Tuesday, May 15, 2007

Neoliberalism Part 1|(global social pathogen)

I had the following list of Neoliberalism traits presented to me recently and it is derived from an article entitled: What is Neoliberalism? A Brief Definition for Activists. So let me go through them one at a time and express my thoughts:
1. THE RULE OF THE MARKET. Liberating "free" enterprise or private enterprise from any bonds imposed by the government (the state) no matter how much social and environmental damage this causes.

Yes, liberating but not completely "Free" but more like "Freer" as Jagdish Bhwagwati would say. And NO-ONE wants no bonds, only sensible ones vs. like financial repression.
2. CUTTING PUBLIC EXPENDITURE FOR SOCIAL SERVICES like education and health care. REDUCING THE SAFETY-NET FOR THE POOR

Strange nothing I read indicates that sort of intentions. Now of course the IMF denies that it supports Neoliberalism but it opponents seem to say that they do, but...
Social Issues
The program seeks to protect the living standards of the most vulnerable social groups. Spending on social safety net programs will be increased by 1 percent of GDP in 1996. A transportation subsidy was introduced to avoid an immediate increase in public transportation fares resulting from the rise in gasoline prices, and the social safety net will be improved further with the assistance of the World Bank and the Inter-American Development Bank.Press Release: IMF Approves Stand-By Credit for Venezuela

Now of course this is just one example but the IMF has shown an interest in the social safety net as soon as 96 as this shows.
3. DEREGULATION. Reduce government regulation of everything that could diminish profits, including protecting the environment and safety on the job.

Yes, it is true that many of the policies are aimed at reducing regulation not necessarily the elimination of regulations. It may be that we can not explain what bad regulation is but we sure can tell what it is when we see it-again like Financial Repression.
4. PRIVATIZATION. Sell state-owned enterprises, goods and services to private investors.

Yes, but under a realization that there needs to sold at a decent price. And no where have I seen that all state owned enterprises must go, mostly ones that are draining resources from the government that could actually help the poor more effectively.
5. ELIMINATING THE CONCEPT OF "THE PUBLIC GOOD" or "COMMUNITY" and replacing it with "individual responsibility."

No, public good or the commons is there in every society. And I do not see anyone advocating these points.

And now let us see what the Policies Advanced by Neoliberalism are.
The definitive statement of the concrete policies advocated by neoliberalism is often taken to be John Williamson's[3] "Washington Consensus" , a list of policy proposals that appeared to have gained consensus approval among the Washington-based international economic organizations (like the IMF and World Bank).

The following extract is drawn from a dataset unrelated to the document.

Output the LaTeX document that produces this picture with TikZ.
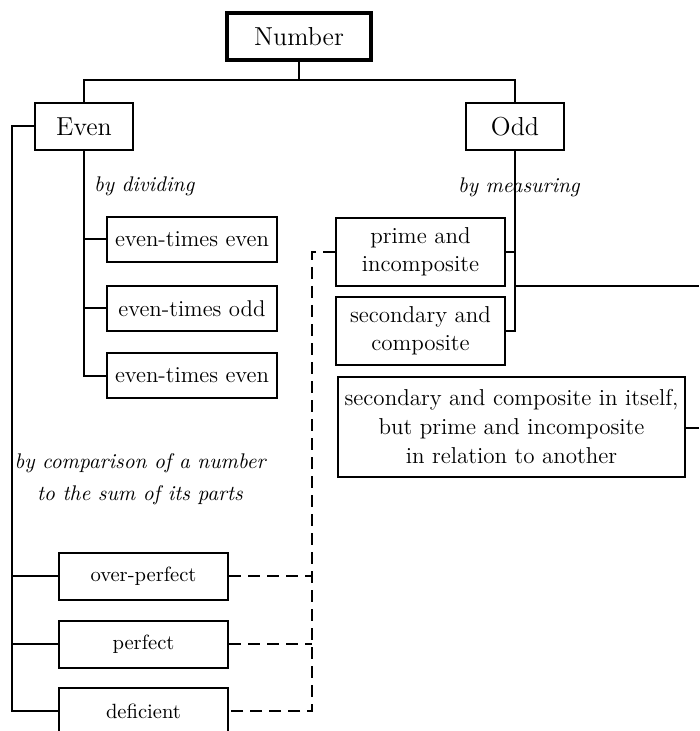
\documentclass[tikz,border=0pt]{standalone}
\usepackage{tikz}

\begin{document}
\begin{tikzpicture}[x=0.5pt, y=-0.5pt, line width=1pt,
    every node/.style={inner sep=0pt, align=center},
    rootbox/.style={draw, line width=1.9pt, minimum width=72pt, minimum height=23.5pt, font=\fontsize{13}{15}\selectfont},
    headbox/.style={draw, minimum width=49pt, minimum height=23.5pt, font=\fontsize{13}{15}\selectfont},
    evenbox/.style={draw, minimum width=85pt, minimum height=22.5pt, font=\fontsize{11.4}{14}\selectfont},
    oddbox/.style={draw, minimum width=84.5pt, minimum height=34pt, font=\fontsize{11.5}{14}\selectfont},
    partbox/.style={draw, minimum width=84.5pt, minimum height=23.5pt, font=\fontsize{10.3}{12}\selectfont},
    howlabel/.style={font=\fontsize{10.6}{16}\selectfont\itshape},
    dashline/.style={dash pattern=on 6pt off 3.5pt}]
    \useasboundingbox (0,0) rectangle (699,731);
    \clip (0,0) rectangle (699,731);

    % top of the tree
    \node[rootbox] (num) at (299,36.5) {Number};
    \node[headbox] (even) at (84,126.5) {Even};
    \node[headbox] (odd) at (515,126.5) {Odd};
    \coordinate (top) at (299,80);
    \draw (num.south) -- (top);
    \draw (even.north) -- (even.north |- top) -- (odd.north |- top) -- (odd.north);

    % even, by dividing
    \node[howlabel, anchor=base west] (divlbl) at (93,192) {by dividing};
    \foreach \i/\y/\w in {1/239.5/even-times even, 2/308.5/even-times odd, 3/375.5/even-times even} {
        \node[evenbox] (ete\i) at (192,\y) {\w};
    }
    \draw (even.south) |- (ete3.west);
    \foreach \i in {1,2} {
        \draw (ete\i.west) -- (even.south |- ete\i.west);
    }

    % odd, by measuring
    \node[howlabel, anchor=base west] (measlbl) at (457,193) {by measuring};
    \node[oddbox] (prime) at (420.5,252) {prime and\\incomposite};
    \node[oddbox] (second) at (420.5,331) {secondary and\\composite};
    \node[draw, minimum width=173.5pt, minimum height=50pt, font=\fontsize{11.5}{14.5}\selectfont] (mixed) at (511.5,427)
        {secondary and composite in itself,\\but prime and incomposite\\in relation to another};
    \draw (odd.south) |- (second.east);
    \draw (prime.east) -- (odd.south |- prime.east);
    \coordinate (rightA) at (699,286);
    \coordinate (rightB) at (699,428);
    \draw (odd.south |- rightA) -- (rightA);
    \draw (mixed.east |- rightB) -- (rightB);

    % even, by comparison to its parts
    \node[howlabel, anchor=base] (complbl) at (140,500) {by comparison of a number\\to the sum of its parts};
    \foreach \n/\y/\w in {over/576/over-perfect, perf/644/perfect, defi/711/deficient} {
        \node[partbox] (\n) at (143.5,\y) {\w};
    }
    \coordinate (lx) at (12,0);
    \draw (even.west) -| (lx |- defi.west) -- (defi.west);
    \foreach \n in {over,perf} {
        \draw (\n.west) -- (lx |- \n.west);
    }

    % dashed link to the odd side
    \coordinate (dx) at (312,0);
    \draw[dashline] (prime.west) -| (dx |- defi.east) -- (defi.east);
    \foreach \n in {over,perf} {
        \draw[dashline] (\n.east) -- (dx |- \n.east);
    }
\end{tikzpicture}
\end{document}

These reforms are described by Dani Rodrik[4] as:

* Fiscal rectitude, meaning that governments would cut expenditures and/or raise taxes to maintain a budget surplus

OK, so sound Fiscal discipline. And no mention about where and how cuts to expenditures are to be made. Silva when he came into office cut the defense spending budget. The IMF also helps with devising tax schemes that will be the least distorting to the market and at the same time widen the tax base.
# Competitive exchange rates, whereby governments would accept market-determined exchange rates, as opposed to implemented government-fixed exchange rates, as had prevailed under the Bretton Woods System

Yes the IMF has been promoting this, and many do not follow their advice (Venezuela). But it must be pointed out that the BWS or more specifically the IMF was established primarily to establish the Fixed Exchange regime tied to a stable US dollar. Without fixed exchange rates then much of the reasons for the IMF also disappears.
In accordance with the above, to shorten the duration and lessen the degree of disequilibrium in the international balances of payments of members. (Article I - Purposes IMF)

No balance of payment problems if a country is on a floating exchange rate.
Free Trade, which means the removal of trade barriers, like tariffs and regulatory trade barriers

Yes, that sounds good, but must be realized that gradualism is probably the better option than shock therapy. Isolationist Ignorance in Action summarizes some of what I feel about isolationists especially Lou Dobbs.
Privatization, which means the transfer of previously-public-owned enterprises to the private sector.

Again this can be very good for the government, especially money losing enterprises that free markets can handle better.
Undistorted Market Prices, meaning that governments would refrain from policies that would alter market prices

For example Financial Repression, but again drastic changes overnight can disrupt the market, so gradualism and sequencing may be more important than getting there the fastest.
Limited Intervention, which the exception intervention designed to promote exports, education or infrastructural development.

Yes, and most include also a safety net for those displaced and/or are poor.

Well nothing to me indicates a "Global Social Pathogen".